Why Does the Bloch Sphere Use Theta Over Two for Qubit Representation?

[maverick280857]

I am reading Quantum Computation and Quantum Information by Nelson and Chuang myself and came across the Bloch Sphere representation of a quibit on page 15 (equation 1.4) as:

|\psi> = \cos\frac{\theta}{2} |0> + e^{i\psi}\sin\frac{\theta}{2} |1>

I have two questions:

1. What is the motivation behind such a representation (other than the fact that the sum of the squares of the coefficients of |0> and |1> equals 1)?

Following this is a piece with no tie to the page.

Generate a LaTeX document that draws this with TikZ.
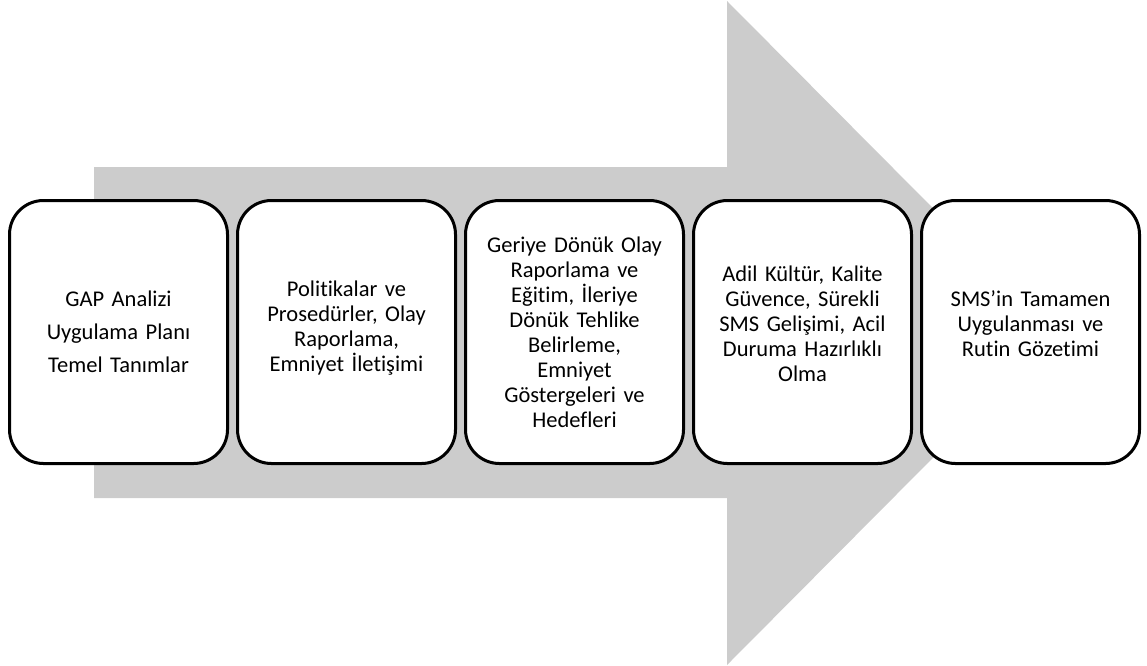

2. Why use \theta/2 rather than \theta?

 

[Hurkyl]

1. What is the motivation behind such a representation (other than the fact that the sum of the squares of the coefficients of |0> and |1> equals 1)?

It really is just spherical coordinates.

I suppose the fact that the parameter space is decomposed into a part that affects measurements in done this basis (\theta) and a part that does not (\psi) is an extra source of convenience.

2. Why use \theta/2 rather than \theta?

Aesthetic reasons. For example, look at expectation calculations. Or maybe the author already gave \theta a meaning, so he has to use this to be consistent.

 

[maverick280857]

It really is just spherical coordinates.

Yes, I thought so too, that's why I asked about \theta/2. Thanks.